▶ **Given information**

>>

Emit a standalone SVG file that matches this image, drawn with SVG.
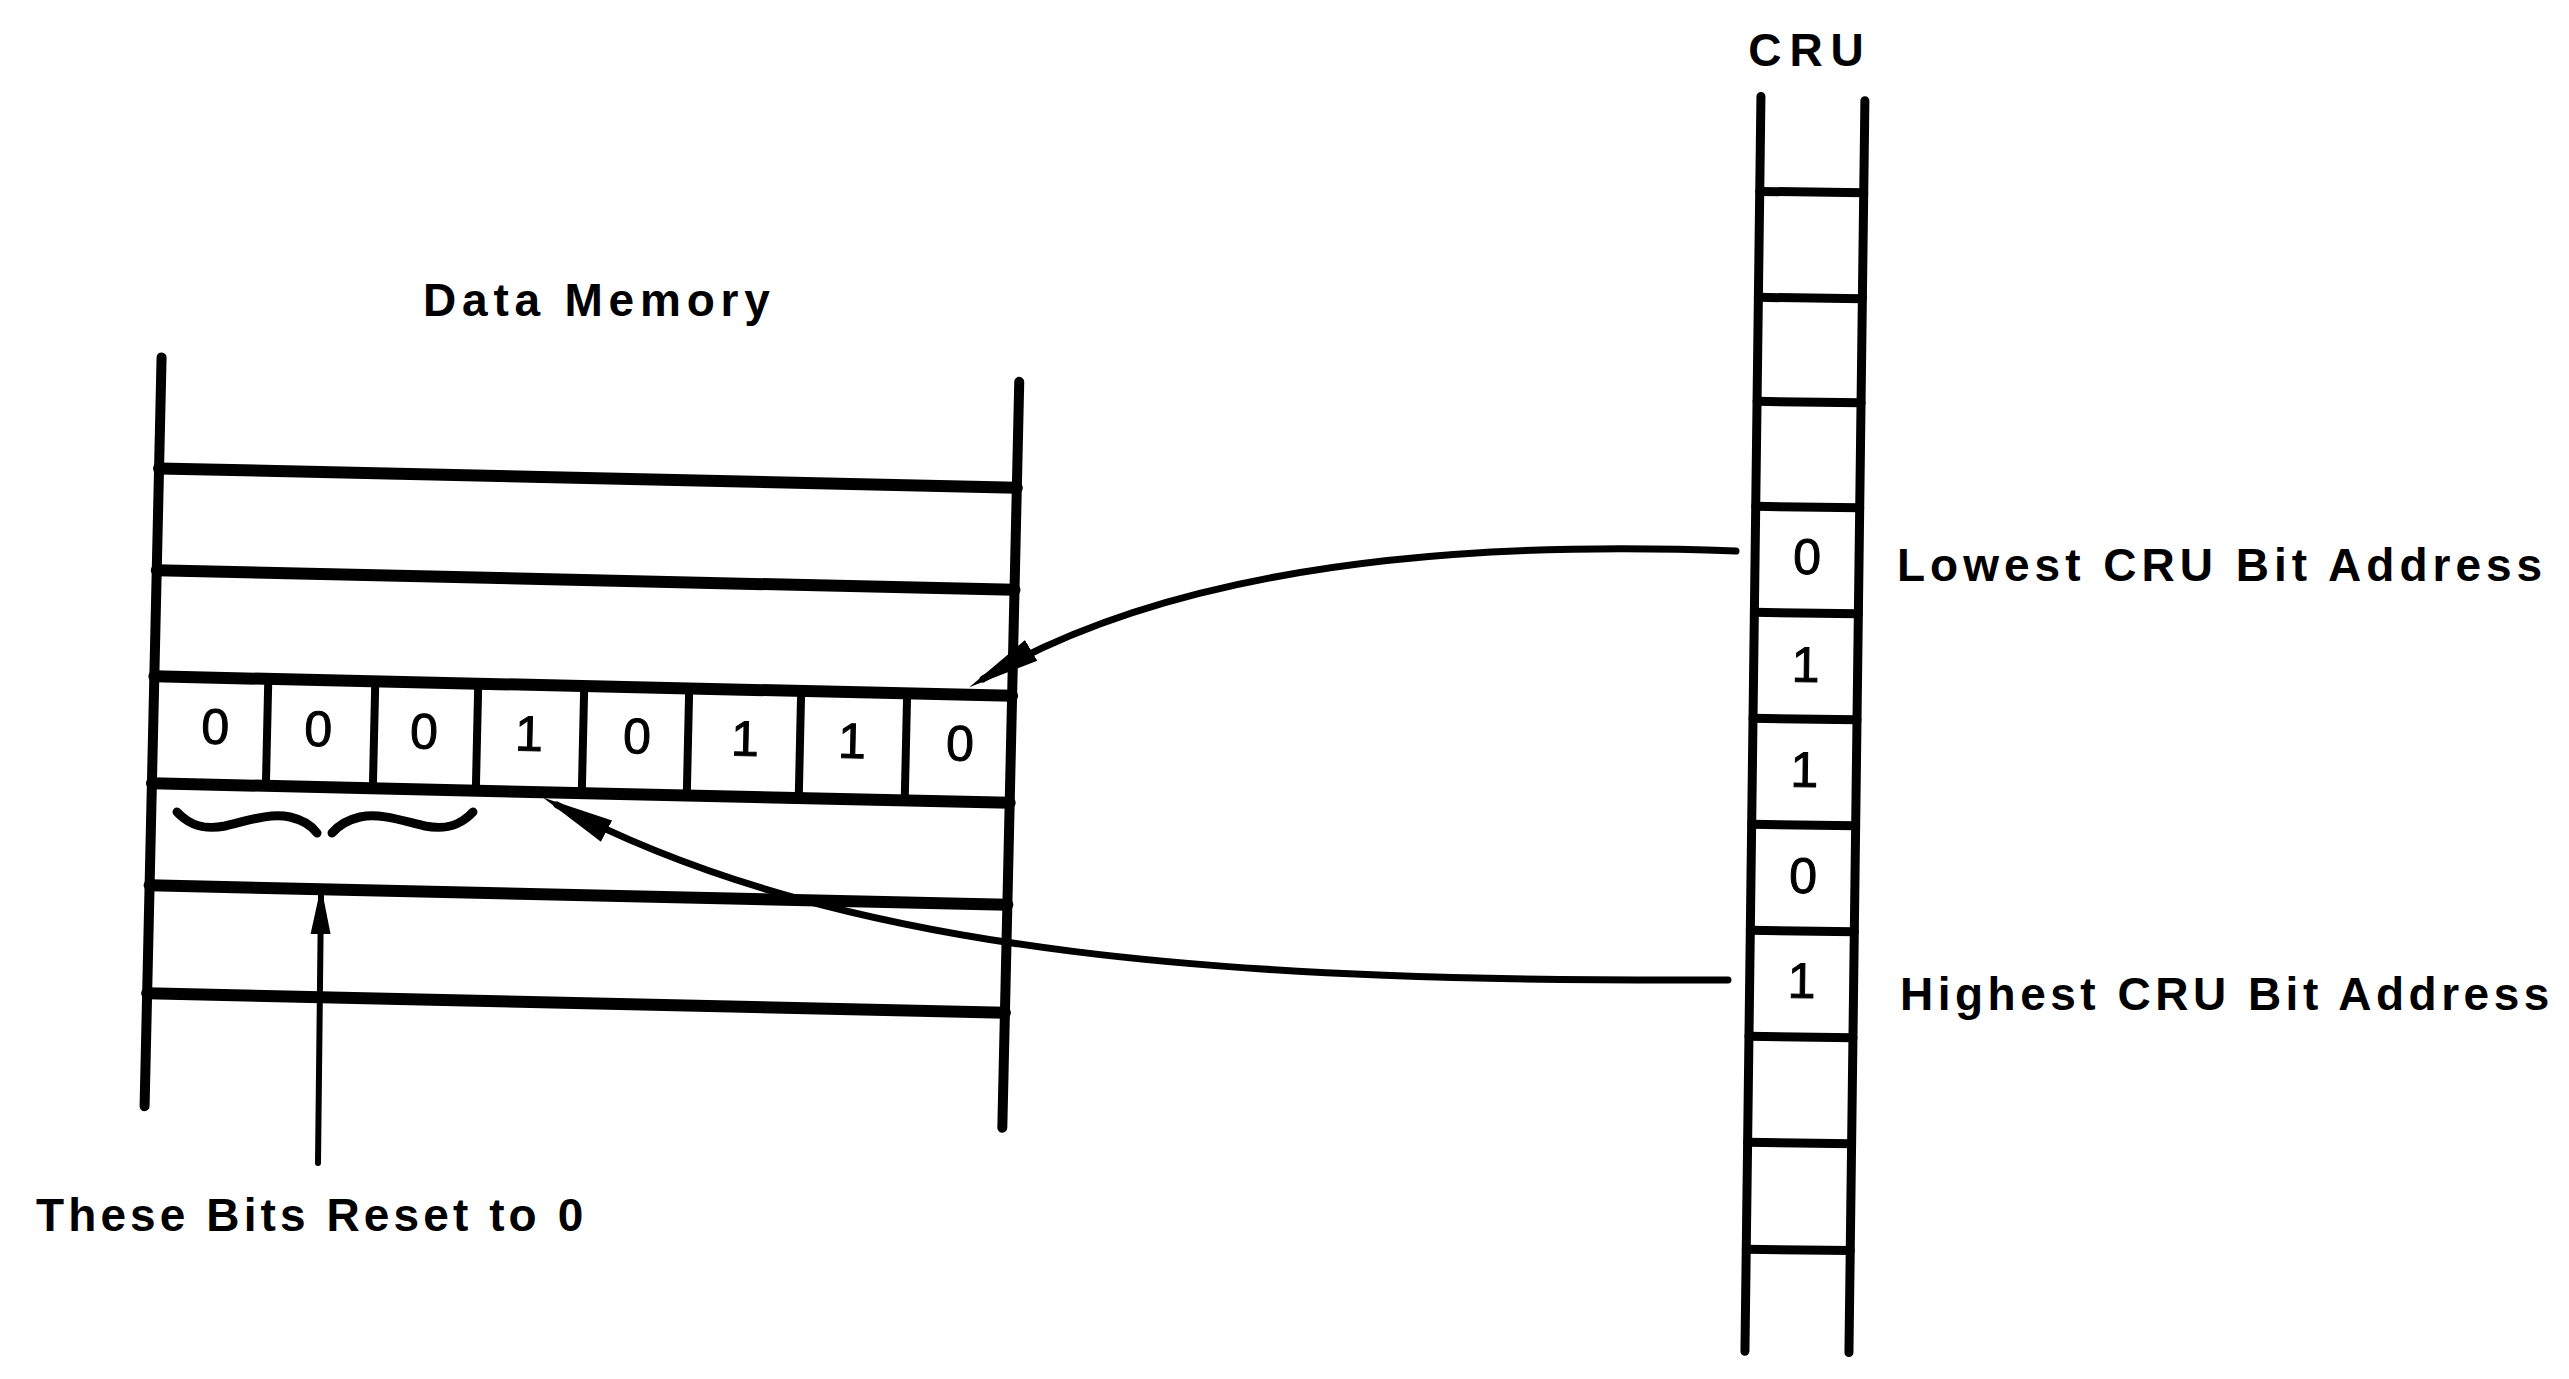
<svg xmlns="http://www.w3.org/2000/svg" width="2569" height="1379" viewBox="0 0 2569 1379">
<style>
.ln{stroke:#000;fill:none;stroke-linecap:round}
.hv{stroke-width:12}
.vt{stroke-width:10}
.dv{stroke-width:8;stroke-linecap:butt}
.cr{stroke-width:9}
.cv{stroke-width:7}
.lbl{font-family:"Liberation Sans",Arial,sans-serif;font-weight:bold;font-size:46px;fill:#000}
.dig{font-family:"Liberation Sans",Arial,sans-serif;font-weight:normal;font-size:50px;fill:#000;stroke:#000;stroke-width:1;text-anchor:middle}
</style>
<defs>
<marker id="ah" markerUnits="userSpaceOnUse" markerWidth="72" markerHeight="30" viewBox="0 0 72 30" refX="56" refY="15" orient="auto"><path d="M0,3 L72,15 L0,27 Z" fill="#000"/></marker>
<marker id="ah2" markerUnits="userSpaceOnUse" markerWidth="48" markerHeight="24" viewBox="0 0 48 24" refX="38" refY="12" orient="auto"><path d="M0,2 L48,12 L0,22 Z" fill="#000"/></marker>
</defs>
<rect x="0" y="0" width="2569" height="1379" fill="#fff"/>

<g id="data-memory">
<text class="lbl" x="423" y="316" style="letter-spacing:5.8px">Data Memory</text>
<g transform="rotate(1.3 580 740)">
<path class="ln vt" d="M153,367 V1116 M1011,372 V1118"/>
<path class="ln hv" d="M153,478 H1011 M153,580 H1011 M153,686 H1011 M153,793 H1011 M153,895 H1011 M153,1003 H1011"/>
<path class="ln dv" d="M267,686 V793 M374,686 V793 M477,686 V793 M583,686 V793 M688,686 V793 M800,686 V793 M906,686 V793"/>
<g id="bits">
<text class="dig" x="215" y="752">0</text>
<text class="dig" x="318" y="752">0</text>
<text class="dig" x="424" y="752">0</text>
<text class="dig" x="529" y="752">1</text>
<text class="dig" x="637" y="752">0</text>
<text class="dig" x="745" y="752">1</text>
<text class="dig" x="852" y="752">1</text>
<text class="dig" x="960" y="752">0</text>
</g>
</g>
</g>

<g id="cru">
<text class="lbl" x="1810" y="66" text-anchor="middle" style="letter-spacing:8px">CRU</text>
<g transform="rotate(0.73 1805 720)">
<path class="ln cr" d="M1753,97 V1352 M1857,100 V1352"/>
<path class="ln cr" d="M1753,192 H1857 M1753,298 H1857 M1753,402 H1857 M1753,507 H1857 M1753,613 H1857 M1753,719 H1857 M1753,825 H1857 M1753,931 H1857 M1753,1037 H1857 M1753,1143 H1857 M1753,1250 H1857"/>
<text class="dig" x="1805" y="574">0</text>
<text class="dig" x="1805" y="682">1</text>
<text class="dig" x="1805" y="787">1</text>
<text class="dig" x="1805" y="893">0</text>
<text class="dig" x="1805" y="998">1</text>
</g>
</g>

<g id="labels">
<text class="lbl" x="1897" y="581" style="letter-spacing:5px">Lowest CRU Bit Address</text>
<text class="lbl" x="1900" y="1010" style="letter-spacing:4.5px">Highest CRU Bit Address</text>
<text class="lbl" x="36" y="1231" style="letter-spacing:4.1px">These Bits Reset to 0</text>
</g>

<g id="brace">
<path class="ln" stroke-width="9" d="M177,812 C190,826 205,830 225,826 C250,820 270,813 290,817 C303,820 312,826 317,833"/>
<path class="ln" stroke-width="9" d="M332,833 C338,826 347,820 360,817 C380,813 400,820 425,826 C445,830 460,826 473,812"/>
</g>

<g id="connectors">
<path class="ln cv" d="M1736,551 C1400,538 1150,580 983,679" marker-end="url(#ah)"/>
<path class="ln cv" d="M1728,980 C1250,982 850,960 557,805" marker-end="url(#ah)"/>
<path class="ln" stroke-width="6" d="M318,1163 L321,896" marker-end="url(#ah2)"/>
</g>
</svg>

<<

▶ **Given problem**
Except for the pictures, copy the material above exactly.

▶ **Written response**
Emit a standalone SVG file that matches this image, drawn with SVG.
<svg xmlns="http://www.w3.org/2000/svg" width="2569" height="1379" viewBox="0 0 2569 1379">
<style>
.ln{stroke:#000;fill:none;stroke-linecap:round}
.hv{stroke-width:12}
.vt{stroke-width:10}
.dv{stroke-width:8;stroke-linecap:butt}
.cr{stroke-width:9}
.cv{stroke-width:7}
.lbl{font-family:"Liberation Sans",Arial,sans-serif;font-weight:bold;font-size:46px;fill:#000}
.dig{font-family:"Liberation Sans",Arial,sans-serif;font-weight:normal;font-size:50px;fill:#000;stroke:#000;stroke-width:1;text-anchor:middle}
</style>
<defs>
<marker id="ah" markerUnits="userSpaceOnUse" markerWidth="72" markerHeight="30" viewBox="0 0 72 30" refX="56" refY="15" orient="auto"><path d="M0,3 L72,15 L0,27 Z" fill="#000"/></marker>
<marker id="ah2" markerUnits="userSpaceOnUse" markerWidth="48" markerHeight="24" viewBox="0 0 48 24" refX="38" refY="12" orient="auto"><path d="M0,2 L48,12 L0,22 Z" fill="#000"/></marker>
</defs>
<rect x="0" y="0" width="2569" height="1379" fill="#fff"/>

<g id="data-memory">
<text class="lbl" x="423" y="316" style="letter-spacing:5.8px">Data Memory</text>
<g transform="rotate(1.3 580 740)">
<path class="ln vt" d="M153,367 V1116 M1011,372 V1118"/>
<path class="ln hv" d="M153,478 H1011 M153,580 H1011 M153,686 H1011 M153,793 H1011 M153,895 H1011 M153,1003 H1011"/>
<path class="ln dv" d="M267,686 V793 M374,686 V793 M477,686 V793 M583,686 V793 M688,686 V793 M800,686 V793 M906,686 V793"/>
<g id="bits">
<text class="dig" x="215" y="752">0</text>
<text class="dig" x="318" y="752">0</text>
<text class="dig" x="424" y="752">0</text>
<text class="dig" x="529" y="752">1</text>
<text class="dig" x="637" y="752">0</text>
<text class="dig" x="745" y="752">1</text>
<text class="dig" x="852" y="752">1</text>
<text class="dig" x="960" y="752">0</text>
</g>
</g>
</g>

<g id="cru">
<text class="lbl" x="1810" y="66" text-anchor="middle" style="letter-spacing:8px">CRU</text>
<g transform="rotate(0.73 1805 720)">
<path class="ln cr" d="M1753,97 V1352 M1857,100 V1352"/>
<path class="ln cr" d="M1753,192 H1857 M1753,298 H1857 M1753,402 H1857 M1753,507 H1857 M1753,613 H1857 M1753,719 H1857 M1753,825 H1857 M1753,931 H1857 M1753,1037 H1857 M1753,1143 H1857 M1753,1250 H1857"/>
<text class="dig" x="1805" y="574">0</text>
<text class="dig" x="1805" y="682">1</text>
<text class="dig" x="1805" y="787">1</text>
<text class="dig" x="1805" y="893">0</text>
<text class="dig" x="1805" y="998">1</text>
</g>
</g>

<g id="labels">
<text class="lbl" x="1897" y="581" style="letter-spacing:5px">Lowest CRU Bit Address</text>
<text class="lbl" x="1900" y="1010" style="letter-spacing:4.5px">Highest CRU Bit Address</text>
<text class="lbl" x="36" y="1231" style="letter-spacing:4.1px">These Bits Reset to 0</text>
</g>

<g id="brace">
<path class="ln" stroke-width="9" d="M177,812 C190,826 205,830 225,826 C250,820 270,813 290,817 C303,820 312,826 317,833"/>
<path class="ln" stroke-width="9" d="M332,833 C338,826 347,820 360,817 C380,813 400,820 425,826 C445,830 460,826 473,812"/>
</g>

<g id="connectors">
<path class="ln cv" d="M1736,551 C1400,538 1150,580 983,679" marker-end="url(#ah)"/>
<path class="ln cv" d="M1728,980 C1250,982 850,960 557,805" marker-end="url(#ah)"/>
<path class="ln" stroke-width="6" d="M318,1163 L321,896" marker-end="url(#ah2)"/>
</g>
</svg>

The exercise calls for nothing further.